Frank Potter is a charter member of the UU Fellowship of Dubuque, Iowa, founded in 1984. He is interested in the 19th century Transcendentalists and UU reformers and is now writing a book on a Dubuque woman who was a national leader in mentoring women’s clubs. He has collected information and has written an outline on the First Universalist Society of Dubuque, which existed from 1858 through 1900. Frank joined the Committee in June 2006.
Dave Richardson is retired from teaching high school English and continues as a long-time active member of the First Unitarian Church of Omaha, Nebraska, where he headed the team that recently completed that congregation’s sesquicentennial history.

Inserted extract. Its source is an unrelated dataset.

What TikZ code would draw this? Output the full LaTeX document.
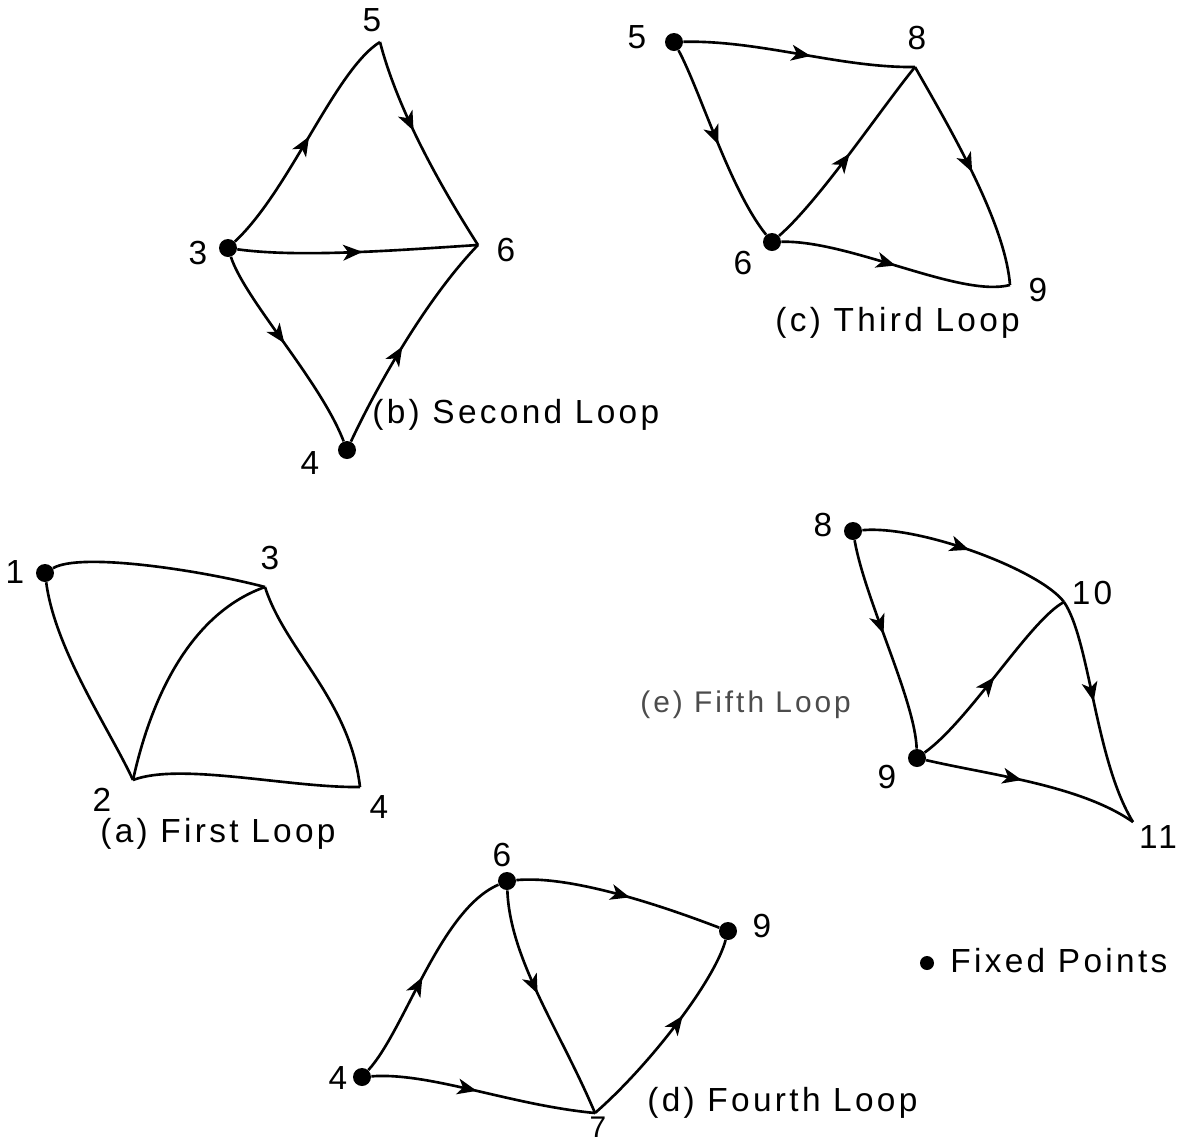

Victor Urbanowicz, chair since 2016, is a long-time member of White Bear UU Church in Mahtomedi, MN, where he has served in several roles, including leader of the UU history discussion group. He is a charter member of the committee and worked on the 2002 Light on the Prairie conference. He writes or enrolls writers for the MidAmerica Region’s online history vignettes. He has also written and staged dramatic readings on Midwestern UU history. In 2013, he and two other UUs produced a book of brief histories of Twin Cities congregations. He is now retired from technical writing and post-secondary teaching. He lives with his wife Janet in St. Paul, MN.
Walter Wells is a veteran member of All Souls UU Church in Kansas City, where he has served in capacities such as Board President, Treasurer, Chair of Archives Committee, and current Archives Committee member. He has represented All Souls at District meetings, General Assemblies, and elsewhere. Walt joined the history team in 2002 and contributes to history activities at All Souls. Walt is active in community groups and has served on statewide boards addressing housing and historical preservation. He repairs and rehabs older buildings (hands on) and consults on the rehab of historical buildings. With his spouse he now lives in a newer house (1904, upgraded in 1924, rather than the 1897 house where they raised a family.) His ancestors include Unitarians in Canada and Universalists in Massachusetts.
In Memoriam
Lowell Hanson (1927-2016), was the founder and for many years leader and driving force of the Committee. After serving as an officer in the US Marine Corps during the Korean conflict, he became a professor of agronomy at the University of Minnesota. He initiated and completed some of the Committee’s most ambitious projects, notably the 2002 conference and the congregational trainings for recording history on video.